People of the past
The deeper premises that led to Partition still shape politics in South Asia
There are two abiding images of the meaning of August 15. There is Nehru, in his inimitable way, announcing a new tryst with destiny. There is the poignant absence of Gandhi, mourning loss, the erasure of an ethical ambition. India marches on, with all its contradictions. It wilfully refuses the destiny that Nehru was exhorting his fellow citizens to embrace, its energies expended on so many transitory moments that the future seems not even a distant gleam. But somewhere, there is also the shadow of that ominous past Gandhi so feared. India can, in all its bravado, say it has transcended its recent past and moved on. It can say, with some justification, that there is a new generation that is too young to even understand the Emergency, let alone Partition. Pakistan may have an identity crisis. But India does not. And yet, hidden in this protestation, there is still an anxiety. Does the unresolved aftermath of Partition still haunt us in ways we do not acknowledge?
Whether Partition was good or bad is now an academic debate. The crude fantasies of overcoming Partition that occasionally pop up are just that: fantasies devoid of political realism. But, equally, it is complacent to think that Partition does not affect us. It affects the direct victims of violence, a subject we still don't know how to acknowledge. But anyone who harbours the illusion that we have put the aftermath of Partition behind us need only take one look at politics in India. The illusion will vanish quickly.

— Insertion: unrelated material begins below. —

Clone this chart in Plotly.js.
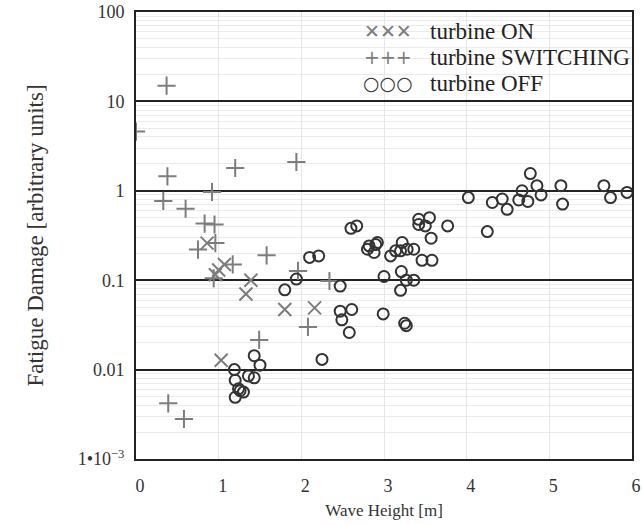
<!DOCTYPE html>
<html>
<head>
<meta charset="utf-8">
<script src="https://cdn.plot.ly/plotly-3.0.1.min.js"></script>
<style>html,body{margin:0;padding:0;background:#fff;}#chart{width:642px;height:525px;}</style>
</head>
<body>
<div id="chart"></div>
<script>
// ---- data ----
const seriesNames = ["turbine ON", "turbine SWITCHING", "turbine OFF"];
const legendSymbols = ["✕✕✕", "+++", "○○○"];

const onX = [0.86, 1.07, 1.00, 0.96, 1.39, 1.33, 1.03, 1.80, 2.16];
const onY = [0.26, 0.15, 0.13, 0.115, 0.10, 0.07, 0.0127, 0.047, 0.049];

const switchX = [0.37, 0.00, 0.38, 0.33, 0.60, 0.92, 1.20, 1.94, 0.83, 0.95, 0.96, 0.75, 1.58, 1.17, 0.94, 1.96, 2.34, 2.08, 1.49, 0.39, 0.58];
const switchY = [15, 4.6, 1.45, 0.77, 0.63, 0.97, 1.8, 2.1, 0.43, 0.42, 0.26, 0.22, 0.19, 0.15, 0.105, 0.127, 0.098, 0.03, 0.0215, 0.0042, 0.0028];

const offX = [1.19, 1.20, 1.24, 1.20, 1.30, 1.36, 1.43, 1.43, 1.50, 1.26,
              1.80, 1.94, 2.10, 2.21, 2.47, 2.47, 2.61, 2.49, 2.58, 2.25,
              2.99, 3.25, 3.27, 3.00, 3.21, 3.27, 3.36, 3.20,
              2.60, 2.67, 2.80, 2.82, 2.88, 2.92, 2.90,
              3.08, 3.14, 3.22, 3.20, 3.28, 3.36, 3.46, 3.58,
              3.42, 3.55, 3.42, 3.50, 3.57, 3.77,
              4.02, 4.25, 4.31, 4.43, 4.49, 4.63, 4.67, 4.74, 4.77, 4.85, 4.90,
              5.14, 5.16, 5.66, 5.74, 5.94];
const offY = [0.010, 0.0076, 0.0061, 0.0049, 0.0056, 0.0085, 0.0081, 0.0143, 0.0112, 0.0058,
              0.078, 0.103, 0.18, 0.187, 0.086, 0.045, 0.047, 0.036, 0.026, 0.013,
              0.042, 0.033, 0.031, 0.11, 0.125, 0.10, 0.10, 0.077,
              0.38, 0.405, 0.222, 0.242, 0.204, 0.264, 0.25,
              0.187, 0.213, 0.264, 0.213, 0.222, 0.222, 0.167, 0.167,
              0.48, 0.50, 0.42, 0.405, 0.295, 0.405,
              0.84, 0.35, 0.74, 0.81, 0.62, 0.79, 1.0, 0.76, 1.56, 1.14, 0.90,
              1.14, 0.71, 1.14, 0.84, 0.96];

const yTickVals = [0.001, 0.01, 0.1, 1, 10, 100];
const yTickText = ["1•10<sup>−3</sup>", "0.01", "0.1", "1", "10", "100"];
const xTickVals = [0, 1, 2, 3, 4, 5, 6];
const xTickText = ["0", "1", "2", "3", "4", "5", "6"];

// ---- styling ----
const serif = "Liberation Serif, Times New Roman, serif";
const gray = "#7d7d7d";
const dark = "#333333";

const traces = [
  {x: onX, y: onY, name: seriesNames[0], type: "scatter", mode: "markers",
   marker: {symbol: "x-thin-open", size: 13, color: gray, line: {color: gray, width: 2}}},
  {x: switchX, y: switchY, name: seriesNames[1], type: "scatter", mode: "markers",
   marker: {symbol: "cross-thin-open", size: 13, color: gray, line: {color: gray, width: 2}}},
  {x: offX, y: offY, name: seriesNames[2], type: "scatter", mode: "markers",
   marker: {symbol: "circle-open", size: 11, color: dark, line: {color: dark, width: 2}}}
];

const rowsY = [0.957, 0.899, 0.841];
const symColors = [gray, gray, dark];
const annotations = [];
for (let i = 0; i < 3; i++) {
  annotations.push({xref: "paper", yref: "paper", x: 0.508, y: rowsY[i], text: legendSymbols[i],
    showarrow: false, xanchor: "center", yanchor: "middle",
    font: {family: "DejaVu Sans", size: 19, color: symColors[i]}});
  annotations.push({xref: "paper", yref: "paper", x: 0.589, y: rowsY[i], text: seriesNames[i],
    showarrow: false, xanchor: "left", yanchor: "middle",
    font: {family: serif, size: 23, color: "#222"}});
}

const layout = {
  width: 642, height: 525,
  margin: {l: 136, r: 10, t: 12, b: 66},
  paper_bgcolor: "#fff", plot_bgcolor: "#fff",
  showlegend: false,
  font: {family: serif, color: dark},
  xaxis: {
    range: [0, 6], tickvals: xTickVals, ticktext: xTickText,
    showgrid: true, gridcolor: "#e6e6e6", gridwidth: 1,
    showline: true, mirror: true, linecolor: "#222", linewidth: 2,
    ticks: "", zeroline: false, ticklabelstandoff: 9, ticklabelshift: 4,
    tickfont: {family: serif, size: 18, color: dark},
    title: {text: "Wave Height [m]", font: {family: serif, size: 17, color: dark}, standoff: 10}
  },
  yaxis: {
    type: "log", range: [-3, 2], tickvals: yTickVals, ticktext: yTickText,
    showgrid: true, gridcolor: "#222", gridwidth: 2,
    minor: {showgrid: true, gridcolor: "#ebebeb", gridwidth: 1, dtick: "D1", ticks: ""},
    showline: true, mirror: true, linecolor: "#222", linewidth: 2,
    ticks: "", zeroline: false, ticklabelstandoff: 6,
    tickfont: {family: serif, size: 18, color: dark},
    title: {text: "Fatigue Damage [arbitrary units]", font: {family: serif, size: 23, color: dark}, standoff: 28}
  },
  shapes: [
    {type: "rect", xref: "paper", yref: "paper", x0: 0.446, x1: 1, y0: 0.806, y1: 1,
     fillcolor: "#fff", line: {width: 0}, layer: "between"}
  ],
  annotations: annotations
};

Plotly.newPlot("chart", traces, layout, {displayModeBar: false, staticPlot: true});
</script>
</body>
</html>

The deeper premises that built up to Partition still frame the politics of South Asia. The first, and in our context, practically unworkable and morally insidious, is the alignment of ethnicity and territory. The aspiration to align the two is still at work, from Pakistan's western frontier to our Northeast, from Kashmir to Sri Lanka. And states, haunted by the idea that territorial loss is loss of self, counteract this, often with brutal force.